**Dataset extract**
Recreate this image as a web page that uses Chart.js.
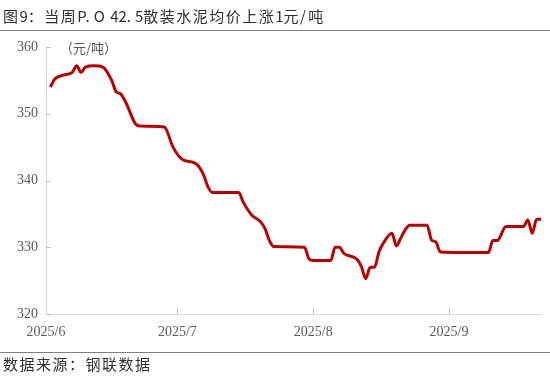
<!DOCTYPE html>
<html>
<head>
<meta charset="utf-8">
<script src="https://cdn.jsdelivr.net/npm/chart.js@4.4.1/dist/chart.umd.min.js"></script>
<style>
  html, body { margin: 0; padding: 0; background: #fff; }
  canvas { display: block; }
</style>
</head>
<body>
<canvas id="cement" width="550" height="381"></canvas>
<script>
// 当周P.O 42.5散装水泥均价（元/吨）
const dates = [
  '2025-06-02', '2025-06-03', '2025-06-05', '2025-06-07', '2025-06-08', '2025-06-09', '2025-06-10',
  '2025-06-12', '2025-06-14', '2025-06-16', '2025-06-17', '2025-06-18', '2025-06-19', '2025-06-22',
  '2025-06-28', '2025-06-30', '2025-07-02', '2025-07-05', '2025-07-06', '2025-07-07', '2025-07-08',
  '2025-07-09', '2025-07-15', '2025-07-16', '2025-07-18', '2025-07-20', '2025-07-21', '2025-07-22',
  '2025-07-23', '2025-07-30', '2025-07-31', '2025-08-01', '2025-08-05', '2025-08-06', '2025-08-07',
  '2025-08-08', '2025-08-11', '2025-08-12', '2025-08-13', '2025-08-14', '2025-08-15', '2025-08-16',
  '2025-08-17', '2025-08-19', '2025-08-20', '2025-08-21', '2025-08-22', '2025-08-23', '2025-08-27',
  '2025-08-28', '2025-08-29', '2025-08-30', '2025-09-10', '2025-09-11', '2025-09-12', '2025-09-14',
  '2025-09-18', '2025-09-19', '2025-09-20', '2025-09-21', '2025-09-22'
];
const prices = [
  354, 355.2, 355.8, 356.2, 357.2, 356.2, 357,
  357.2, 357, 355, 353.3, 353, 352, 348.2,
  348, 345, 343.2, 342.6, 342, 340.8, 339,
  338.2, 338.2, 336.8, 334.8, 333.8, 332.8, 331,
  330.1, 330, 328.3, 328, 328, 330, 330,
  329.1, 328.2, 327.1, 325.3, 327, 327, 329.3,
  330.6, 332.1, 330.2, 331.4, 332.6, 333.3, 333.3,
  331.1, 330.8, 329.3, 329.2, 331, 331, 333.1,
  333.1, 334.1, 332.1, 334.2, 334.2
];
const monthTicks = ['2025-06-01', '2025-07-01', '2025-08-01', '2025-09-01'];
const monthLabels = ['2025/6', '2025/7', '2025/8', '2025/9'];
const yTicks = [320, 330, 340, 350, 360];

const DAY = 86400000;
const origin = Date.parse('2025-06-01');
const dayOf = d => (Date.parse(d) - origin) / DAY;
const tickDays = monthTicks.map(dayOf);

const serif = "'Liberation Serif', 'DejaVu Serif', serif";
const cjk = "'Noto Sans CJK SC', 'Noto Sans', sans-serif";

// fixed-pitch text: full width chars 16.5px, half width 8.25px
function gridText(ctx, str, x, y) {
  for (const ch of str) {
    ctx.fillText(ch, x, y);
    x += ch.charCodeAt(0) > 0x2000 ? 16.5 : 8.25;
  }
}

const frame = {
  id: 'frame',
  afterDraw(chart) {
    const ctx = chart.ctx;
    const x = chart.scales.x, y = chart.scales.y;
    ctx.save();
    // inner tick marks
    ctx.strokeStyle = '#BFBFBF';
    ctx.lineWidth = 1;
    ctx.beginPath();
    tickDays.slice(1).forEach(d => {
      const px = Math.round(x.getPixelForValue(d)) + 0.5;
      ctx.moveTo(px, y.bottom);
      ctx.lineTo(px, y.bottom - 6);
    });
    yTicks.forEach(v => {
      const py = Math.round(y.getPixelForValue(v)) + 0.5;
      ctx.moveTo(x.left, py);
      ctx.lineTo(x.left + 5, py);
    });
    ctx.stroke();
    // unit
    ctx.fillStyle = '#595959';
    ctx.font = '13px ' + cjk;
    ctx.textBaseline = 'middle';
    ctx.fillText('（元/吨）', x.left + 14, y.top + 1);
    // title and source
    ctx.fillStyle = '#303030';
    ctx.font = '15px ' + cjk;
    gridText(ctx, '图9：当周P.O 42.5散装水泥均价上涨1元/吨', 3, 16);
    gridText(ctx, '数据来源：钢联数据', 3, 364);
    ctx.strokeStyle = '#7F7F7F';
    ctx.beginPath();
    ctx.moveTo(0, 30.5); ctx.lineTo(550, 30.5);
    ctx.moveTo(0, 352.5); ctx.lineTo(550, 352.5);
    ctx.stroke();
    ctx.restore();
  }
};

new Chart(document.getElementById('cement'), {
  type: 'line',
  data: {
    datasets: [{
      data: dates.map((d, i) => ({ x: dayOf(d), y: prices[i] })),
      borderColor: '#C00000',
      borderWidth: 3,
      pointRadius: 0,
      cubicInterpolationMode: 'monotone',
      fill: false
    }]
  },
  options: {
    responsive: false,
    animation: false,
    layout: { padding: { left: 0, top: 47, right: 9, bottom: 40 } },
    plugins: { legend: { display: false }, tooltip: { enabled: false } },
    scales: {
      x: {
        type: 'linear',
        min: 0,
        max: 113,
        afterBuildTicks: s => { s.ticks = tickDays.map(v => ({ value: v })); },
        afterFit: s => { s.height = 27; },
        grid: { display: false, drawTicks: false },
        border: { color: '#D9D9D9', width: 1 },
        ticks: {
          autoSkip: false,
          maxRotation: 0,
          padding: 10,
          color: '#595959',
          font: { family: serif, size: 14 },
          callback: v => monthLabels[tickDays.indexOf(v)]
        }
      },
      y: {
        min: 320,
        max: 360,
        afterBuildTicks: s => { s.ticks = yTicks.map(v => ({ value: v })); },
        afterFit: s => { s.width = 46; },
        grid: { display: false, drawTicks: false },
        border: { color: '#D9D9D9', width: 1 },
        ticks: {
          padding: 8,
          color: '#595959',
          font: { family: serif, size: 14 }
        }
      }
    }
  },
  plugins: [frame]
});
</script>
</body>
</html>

**Goal**
Every line of the data above should be quoted exactly. Omit the pictures.

**Worked solution**
Recreate this image as a web page that uses Chart.js.
<!DOCTYPE html>
<html>
<head>
<meta charset="utf-8">
<script src="https://cdn.jsdelivr.net/npm/chart.js@4.4.1/dist/chart.umd.min.js"></script>
<style>
  html, body { margin: 0; padding: 0; background: #fff; }
  canvas { display: block; }
</style>
</head>
<body>
<canvas id="cement" width="550" height="381"></canvas>
<script>
// 当周P.O 42.5散装水泥均价（元/吨）
const dates = [
  '2025-06-02', '2025-06-03', '2025-06-05', '2025-06-07', '2025-06-08', '2025-06-09', '2025-06-10',
  '2025-06-12', '2025-06-14', '2025-06-16', '2025-06-17', '2025-06-18', '2025-06-19', '2025-06-22',
  '2025-06-28', '2025-06-30', '2025-07-02', '2025-07-05', '2025-07-06', '2025-07-07', '2025-07-08',
  '2025-07-09', '2025-07-15', '2025-07-16', '2025-07-18', '2025-07-20', '2025-07-21', '2025-07-22',
  '2025-07-23', '2025-07-30', '2025-07-31', '2025-08-01', '2025-08-05', '2025-08-06', '2025-08-07',
  '2025-08-08', '2025-08-11', '2025-08-12', '2025-08-13', '2025-08-14', '2025-08-15', '2025-08-16',
  '2025-08-17', '2025-08-19', '2025-08-20', '2025-08-21', '2025-08-22', '2025-08-23', '2025-08-27',
  '2025-08-28', '2025-08-29', '2025-08-30', '2025-09-10', '2025-09-11', '2025-09-12', '2025-09-14',
  '2025-09-18', '2025-09-19', '2025-09-20', '2025-09-21', '2025-09-22'
];
const prices = [
  354, 355.2, 355.8, 356.2, 357.2, 356.2, 357,
  357.2, 357, 355, 353.3, 353, 352, 348.2,
  348, 345, 343.2, 342.6, 342, 340.8, 339,
  338.2, 338.2, 336.8, 334.8, 333.8, 332.8, 331,
  330.1, 330, 328.3, 328, 328, 330, 330,
  329.1, 328.2, 327.1, 325.3, 327, 327, 329.3,
  330.6, 332.1, 330.2, 331.4, 332.6, 333.3, 333.3,
  331.1, 330.8, 329.3, 329.2, 331, 331, 333.1,
  333.1, 334.1, 332.1, 334.2, 334.2
];
const monthTicks = ['2025-06-01', '2025-07-01', '2025-08-01', '2025-09-01'];
const monthLabels = ['2025/6', '2025/7', '2025/8', '2025/9'];
const yTicks = [320, 330, 340, 350, 360];

const DAY = 86400000;
const origin = Date.parse('2025-06-01');
const dayOf = d => (Date.parse(d) - origin) / DAY;
const tickDays = monthTicks.map(dayOf);

const serif = "'Liberation Serif', 'DejaVu Serif', serif";
const cjk = "'Noto Sans CJK SC', 'Noto Sans', sans-serif";

// fixed-pitch text: full width chars 16.5px, half width 8.25px
function gridText(ctx, str, x, y) {
  for (const ch of str) {
    ctx.fillText(ch, x, y);
    x += ch.charCodeAt(0) > 0x2000 ? 16.5 : 8.25;
  }
}

const frame = {
  id: 'frame',
  afterDraw(chart) {
    const ctx = chart.ctx;
    const x = chart.scales.x, y = chart.scales.y;
    ctx.save();
    // inner tick marks
    ctx.strokeStyle = '#BFBFBF';
    ctx.lineWidth = 1;
    ctx.beginPath();
    tickDays.slice(1).forEach(d => {
      const px = Math.round(x.getPixelForValue(d)) + 0.5;
      ctx.moveTo(px, y.bottom);
      ctx.lineTo(px, y.bottom - 6);
    });
    yTicks.forEach(v => {
      const py = Math.round(y.getPixelForValue(v)) + 0.5;
      ctx.moveTo(x.left, py);
      ctx.lineTo(x.left + 5, py);
    });
    ctx.stroke();
    // unit
    ctx.fillStyle = '#595959';
    ctx.font = '13px ' + cjk;
    ctx.textBaseline = 'middle';
    ctx.fillText('（元/吨）', x.left + 14, y.top + 1);
    // title and source
    ctx.fillStyle = '#303030';
    ctx.font = '15px ' + cjk;
    gridText(ctx, '图9：当周P.O 42.5散装水泥均价上涨1元/吨', 3, 16);
    gridText(ctx, '数据来源：钢联数据', 3, 364);
    ctx.strokeStyle = '#7F7F7F';
    ctx.beginPath();
    ctx.moveTo(0, 30.5); ctx.lineTo(550, 30.5);
    ctx.moveTo(0, 352.5); ctx.lineTo(550, 352.5);
    ctx.stroke();
    ctx.restore();
  }
};

new Chart(document.getElementById('cement'), {
  type: 'line',
  data: {
    datasets: [{
      data: dates.map((d, i) => ({ x: dayOf(d), y: prices[i] })),
      borderColor: '#C00000',
      borderWidth: 3,
      pointRadius: 0,
      cubicInterpolationMode: 'monotone',
      fill: false
    }]
  },
  options: {
    responsive: false,
    animation: false,
    layout: { padding: { left: 0, top: 47, right: 9, bottom: 40 } },
    plugins: { legend: { display: false }, tooltip: { enabled: false } },
    scales: {
      x: {
        type: 'linear',
        min: 0,
        max: 113,
        afterBuildTicks: s => { s.ticks = tickDays.map(v => ({ value: v })); },
        afterFit: s => { s.height = 27; },
        grid: { display: false, drawTicks: false },
        border: { color: '#D9D9D9', width: 1 },
        ticks: {
          autoSkip: false,
          maxRotation: 0,
          padding: 10,
          color: '#595959',
          font: { family: serif, size: 14 },
          callback: v => monthLabels[tickDays.indexOf(v)]
        }
      },
      y: {
        min: 320,
        max: 360,
        afterBuildTicks: s => { s.ticks = yTicks.map(v => ({ value: v })); },
        afterFit: s => { s.width = 46; },
        grid: { display: false, drawTicks: false },
        border: { color: '#D9D9D9', width: 1 },
        ticks: {
          padding: 8,
          color: '#595959',
          font: { family: serif, size: 14 }
        }
      }
    }
  },
  plugins: [frame]
});
</script>
</body>
</html>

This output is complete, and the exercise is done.